Ashleigh Lynch

Personal information
- Full name: Ashleigh Aaron Lynch
- Born: 28 April 1990 (age 36) Burton upon Trent, Staffordshire, England
- Height: 5 ft 8 in (1.73 m)
- Batting: Right-handed
- Bowling: Right-arm Fast

Domestic team information
- 2009: Loughborough UCCE

Career statistics
| Competition | First-class |
| Matches | 3 |
| Runs scored | 150 |
| Batting average | 50.00 |
| 100s/50s | –1/0 |
| Top score | 100* |
| Balls bowled | 6 |
| Wickets | – |
| Bowling average | – |
| 5 wickets in innings | – |
| 10 wickets in match | – |
| Best bowling | – |
| Catches/stumpings | 2/– |
- Source: Cricinfo, 16 August 2011

= Ashleigh Lynch =

English cricketer

Ashleigh Aaron Lynch (born 28 April 1990) is an English cricketer.

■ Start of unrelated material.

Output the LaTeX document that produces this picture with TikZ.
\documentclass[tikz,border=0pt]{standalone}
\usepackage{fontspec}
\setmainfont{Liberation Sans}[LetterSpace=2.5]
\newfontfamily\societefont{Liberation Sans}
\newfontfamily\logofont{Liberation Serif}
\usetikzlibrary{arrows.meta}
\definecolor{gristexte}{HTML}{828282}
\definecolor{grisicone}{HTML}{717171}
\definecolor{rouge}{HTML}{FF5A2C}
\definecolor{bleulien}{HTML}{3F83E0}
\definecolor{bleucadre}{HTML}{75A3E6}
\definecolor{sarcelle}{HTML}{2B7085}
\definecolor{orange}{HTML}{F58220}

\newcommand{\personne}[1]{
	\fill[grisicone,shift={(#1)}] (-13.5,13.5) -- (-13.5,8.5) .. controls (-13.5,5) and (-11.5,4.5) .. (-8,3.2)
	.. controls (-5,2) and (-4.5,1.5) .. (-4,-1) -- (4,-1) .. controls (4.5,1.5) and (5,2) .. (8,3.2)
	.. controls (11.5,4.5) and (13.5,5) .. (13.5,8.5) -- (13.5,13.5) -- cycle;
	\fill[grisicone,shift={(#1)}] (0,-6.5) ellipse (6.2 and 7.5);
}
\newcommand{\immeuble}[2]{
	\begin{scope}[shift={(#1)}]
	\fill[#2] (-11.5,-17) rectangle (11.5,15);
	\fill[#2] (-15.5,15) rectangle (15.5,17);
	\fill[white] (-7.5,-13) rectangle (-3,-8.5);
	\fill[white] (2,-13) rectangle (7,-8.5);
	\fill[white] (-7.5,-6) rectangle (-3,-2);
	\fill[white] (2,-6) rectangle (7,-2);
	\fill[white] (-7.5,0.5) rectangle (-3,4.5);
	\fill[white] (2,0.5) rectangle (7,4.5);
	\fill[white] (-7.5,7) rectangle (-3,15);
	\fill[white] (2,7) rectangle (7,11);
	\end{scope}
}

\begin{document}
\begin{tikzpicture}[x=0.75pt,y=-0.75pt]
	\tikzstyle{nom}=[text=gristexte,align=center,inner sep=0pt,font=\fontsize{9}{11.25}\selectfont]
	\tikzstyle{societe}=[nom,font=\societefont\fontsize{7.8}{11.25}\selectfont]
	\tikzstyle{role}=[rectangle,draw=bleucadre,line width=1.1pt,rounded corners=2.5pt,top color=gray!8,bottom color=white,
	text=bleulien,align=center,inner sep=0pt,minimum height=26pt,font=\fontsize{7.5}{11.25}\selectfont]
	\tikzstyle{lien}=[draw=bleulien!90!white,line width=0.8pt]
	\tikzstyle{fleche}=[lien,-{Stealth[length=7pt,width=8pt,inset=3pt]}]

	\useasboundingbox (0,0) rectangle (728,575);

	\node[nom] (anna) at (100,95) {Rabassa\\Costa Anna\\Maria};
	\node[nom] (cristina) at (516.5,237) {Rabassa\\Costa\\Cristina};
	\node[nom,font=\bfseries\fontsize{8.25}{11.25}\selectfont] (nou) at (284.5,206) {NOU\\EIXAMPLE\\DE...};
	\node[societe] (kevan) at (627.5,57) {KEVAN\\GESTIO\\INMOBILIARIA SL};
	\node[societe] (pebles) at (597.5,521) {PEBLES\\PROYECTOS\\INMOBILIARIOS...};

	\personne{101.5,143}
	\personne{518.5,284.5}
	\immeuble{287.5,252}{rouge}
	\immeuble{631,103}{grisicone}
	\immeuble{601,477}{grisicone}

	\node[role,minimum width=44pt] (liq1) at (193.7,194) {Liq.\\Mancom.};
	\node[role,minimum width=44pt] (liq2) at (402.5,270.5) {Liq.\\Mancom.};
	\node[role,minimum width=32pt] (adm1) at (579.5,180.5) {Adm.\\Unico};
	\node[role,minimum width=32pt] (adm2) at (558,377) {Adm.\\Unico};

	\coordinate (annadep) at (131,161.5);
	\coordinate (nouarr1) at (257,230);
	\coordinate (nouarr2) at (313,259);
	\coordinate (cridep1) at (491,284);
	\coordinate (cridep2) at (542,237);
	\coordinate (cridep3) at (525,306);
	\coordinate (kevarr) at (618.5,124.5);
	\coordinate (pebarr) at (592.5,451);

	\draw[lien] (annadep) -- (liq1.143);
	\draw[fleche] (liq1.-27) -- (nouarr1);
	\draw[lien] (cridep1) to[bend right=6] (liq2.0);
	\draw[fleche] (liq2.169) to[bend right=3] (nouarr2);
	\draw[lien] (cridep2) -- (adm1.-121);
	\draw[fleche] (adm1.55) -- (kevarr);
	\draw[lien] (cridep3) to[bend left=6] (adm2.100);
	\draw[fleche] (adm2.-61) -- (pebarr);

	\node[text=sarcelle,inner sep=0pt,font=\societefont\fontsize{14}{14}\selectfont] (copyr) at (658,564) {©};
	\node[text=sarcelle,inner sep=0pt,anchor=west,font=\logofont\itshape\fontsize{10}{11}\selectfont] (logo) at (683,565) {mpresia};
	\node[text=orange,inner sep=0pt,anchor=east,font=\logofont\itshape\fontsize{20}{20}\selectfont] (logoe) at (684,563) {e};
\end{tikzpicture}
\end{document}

Lynch is a right-handed batsman who bowls right-arm Fast. He was born in Burton upon Trent, Staffordshire and was educated at John Port School. In his later years, he has suffered from hair loss which seemed to knock his confidence on and off the field.

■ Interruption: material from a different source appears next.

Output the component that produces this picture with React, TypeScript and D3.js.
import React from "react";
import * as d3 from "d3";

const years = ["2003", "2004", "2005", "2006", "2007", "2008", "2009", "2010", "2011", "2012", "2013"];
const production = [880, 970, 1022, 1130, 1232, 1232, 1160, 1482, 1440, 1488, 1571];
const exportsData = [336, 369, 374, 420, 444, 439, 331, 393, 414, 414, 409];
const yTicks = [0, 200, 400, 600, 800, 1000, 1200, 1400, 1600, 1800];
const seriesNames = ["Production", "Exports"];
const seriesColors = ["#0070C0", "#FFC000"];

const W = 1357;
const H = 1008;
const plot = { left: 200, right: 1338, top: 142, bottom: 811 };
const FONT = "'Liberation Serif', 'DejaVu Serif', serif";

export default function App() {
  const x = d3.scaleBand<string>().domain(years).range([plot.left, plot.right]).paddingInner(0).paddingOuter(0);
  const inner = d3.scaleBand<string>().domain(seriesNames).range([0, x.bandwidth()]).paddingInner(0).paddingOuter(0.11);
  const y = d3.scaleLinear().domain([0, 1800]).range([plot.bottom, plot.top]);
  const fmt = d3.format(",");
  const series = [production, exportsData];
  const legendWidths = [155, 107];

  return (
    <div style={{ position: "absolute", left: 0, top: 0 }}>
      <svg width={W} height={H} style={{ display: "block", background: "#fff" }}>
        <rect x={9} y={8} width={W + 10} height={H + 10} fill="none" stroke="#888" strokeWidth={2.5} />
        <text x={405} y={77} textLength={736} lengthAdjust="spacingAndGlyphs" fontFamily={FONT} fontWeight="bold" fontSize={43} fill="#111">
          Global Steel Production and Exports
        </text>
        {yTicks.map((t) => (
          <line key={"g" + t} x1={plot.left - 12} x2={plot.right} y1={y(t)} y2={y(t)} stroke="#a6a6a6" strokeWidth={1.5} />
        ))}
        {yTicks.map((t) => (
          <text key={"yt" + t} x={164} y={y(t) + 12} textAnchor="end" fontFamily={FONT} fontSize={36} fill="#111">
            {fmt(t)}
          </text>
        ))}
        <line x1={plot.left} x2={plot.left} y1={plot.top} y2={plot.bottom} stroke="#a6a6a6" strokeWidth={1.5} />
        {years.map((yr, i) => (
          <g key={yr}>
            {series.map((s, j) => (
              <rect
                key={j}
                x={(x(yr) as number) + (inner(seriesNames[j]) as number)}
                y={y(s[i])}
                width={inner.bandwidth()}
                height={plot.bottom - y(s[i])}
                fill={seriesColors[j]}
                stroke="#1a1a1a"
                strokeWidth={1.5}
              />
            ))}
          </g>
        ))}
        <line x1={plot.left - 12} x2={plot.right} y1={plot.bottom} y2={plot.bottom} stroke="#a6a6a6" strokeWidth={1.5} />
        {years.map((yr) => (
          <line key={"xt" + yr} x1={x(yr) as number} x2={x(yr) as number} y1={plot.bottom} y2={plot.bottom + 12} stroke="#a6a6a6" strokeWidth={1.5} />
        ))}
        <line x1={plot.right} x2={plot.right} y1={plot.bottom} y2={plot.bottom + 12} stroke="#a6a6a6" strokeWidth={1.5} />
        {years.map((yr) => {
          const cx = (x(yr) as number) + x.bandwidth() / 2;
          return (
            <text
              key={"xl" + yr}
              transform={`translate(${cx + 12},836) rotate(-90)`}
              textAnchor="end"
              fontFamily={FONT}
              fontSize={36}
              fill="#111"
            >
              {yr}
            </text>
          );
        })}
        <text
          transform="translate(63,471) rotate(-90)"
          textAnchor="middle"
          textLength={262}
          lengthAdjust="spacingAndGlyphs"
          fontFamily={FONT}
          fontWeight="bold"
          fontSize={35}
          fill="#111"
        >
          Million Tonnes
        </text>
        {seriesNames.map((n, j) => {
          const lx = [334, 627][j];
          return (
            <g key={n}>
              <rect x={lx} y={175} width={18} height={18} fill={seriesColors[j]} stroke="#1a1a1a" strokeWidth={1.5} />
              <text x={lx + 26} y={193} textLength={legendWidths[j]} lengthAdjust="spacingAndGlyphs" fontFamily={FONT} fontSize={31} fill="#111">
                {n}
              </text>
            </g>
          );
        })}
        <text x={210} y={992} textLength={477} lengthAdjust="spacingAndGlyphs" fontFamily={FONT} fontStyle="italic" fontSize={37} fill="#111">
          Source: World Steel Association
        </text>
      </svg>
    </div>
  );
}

While studying for his degree at Loughborough University, Lynch made his first-class debut for Loughborough UCCE against Leicestershire in 2009. He made two further first-class appearances in 2009, against Kent and Hampshire. In his three first-class matches, he scored 150 runs at an average of 50.00, with a high score of 100*.